L’indépendance et la stabilité, voilà, Messieurs, ce qui nous a permis de réaliser de grandes choses : voilà ce qui, trop souvent, fait défaut aux groupements d’aujourd’hui. Sans doute, cette indépendance aurait, en ce qui nous concerne, des inconvénients, s’il s’agissait, par exemple, d’édicter des règlements stricts, destinés à être rendus obligatoires ; mais tel n’est pas notre rôle. Nous n’empiétons pas sur les privilèges des sociétés ; nous ne sommes pas un conseil de police technique. Nous sommes simplement les « trustees » de l’Idée olympique.

L’Idée olympique, c’est à nos yeux la conception d’une forte culture musculaire appuyée d’une part sur l’esprit chevaleresque, ce que vous appelez ici si joliment le Fair play et, de l’autre, sur la notion esthétique, sur le culte de ce qui est beau et gracieux. Je ne dirai pas que les anciens n’aient jamais failli à cet idéal. Je lisais ce matin, à propos d’un incident survenu hier et qui a causé quelque émoi, je lisais dans un de vos grands journaux une expression de désespoir à la pensée que certains traits de nos mœurs sportives actuelles nous interdisaient d’aspirer à atteindre le niveau classique. Eh ! messieurs, croyez-vous donc que de pareils incidents n’ont pas émaillé la chronique des Jeux Olympiques, Pythiques, Néméens, de toutes les grandes réunions sportives de l’antiquité ? Il serait bien naïf de le prétendre.

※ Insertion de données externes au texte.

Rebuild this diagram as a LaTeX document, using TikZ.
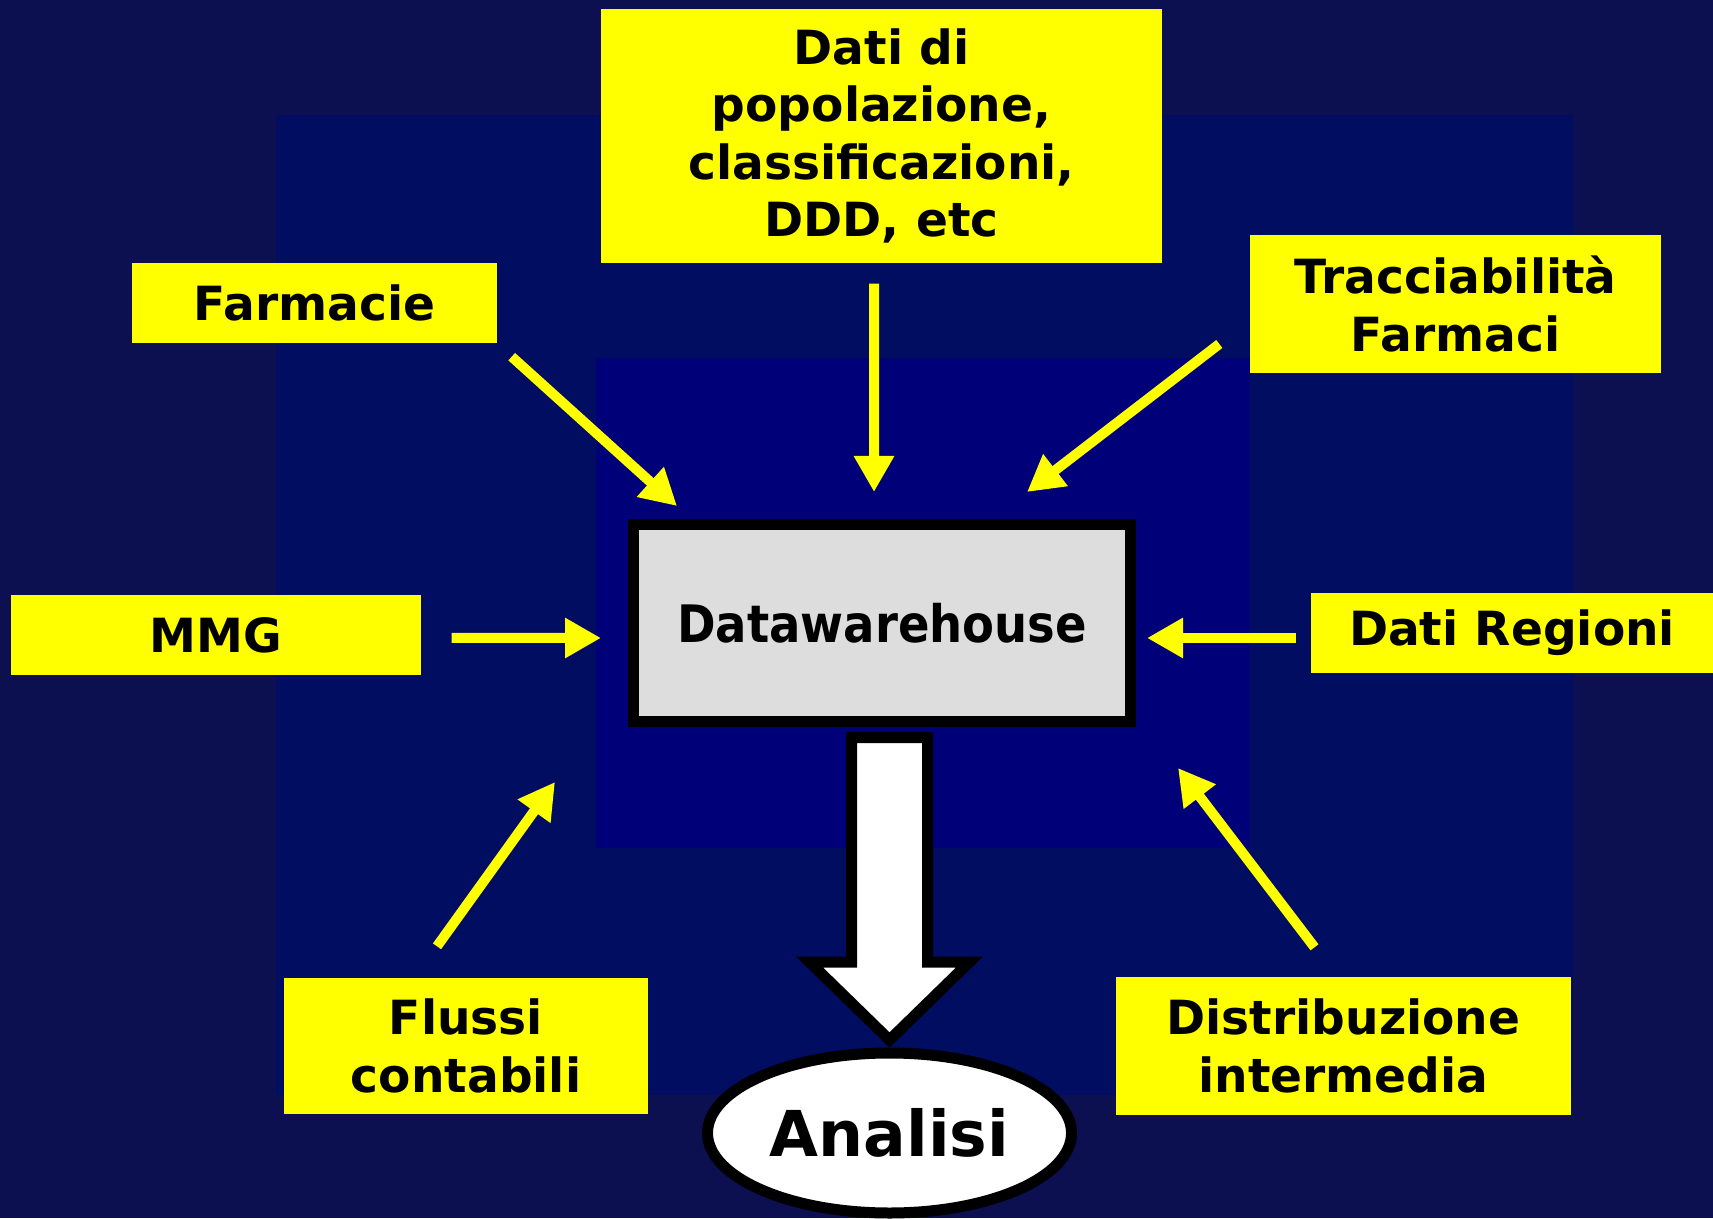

L’homme a toujours été passionné ; le ciel nous préserve d’une société dans laquelle il n’y aurait pas d’excès et où l’expression des sentiments ardents s’enfermerait à jamais dans l’enceinte trop étroite des convenances.

S’il y a des abus à réformer, s’il faut même une croisade pour cela, nous sommes prêts à l’entreprendre et je suis sûr qu’en ce pays l’opinion voudra nous seconder — l’opinion de tous ceux qui aiment le sport pour lui-même, pour sa haute valeur éducative, pour le perfectionnement humain dont il peut être un des facteurs les plus puissants. Dimanche dernier, lors de la cérémonie organisée à St Paul en l’honneur des athlètes, l’évêque de Pennsylvanie l’a rappelé en termes heureux ; l’important dans ces concours, c’est moins d’y gagner que d’y prendre part.

Retenons cette forte parole. Elle s’étend à travers tous les domaines jusqu’à former la base d’une philosophie sereine et saine. L’important dans la vie, ce n’est point le triomphe mais le combat ; l’essentiel, ce n’est pas d’avoir vaincu mais de s’être bien battu.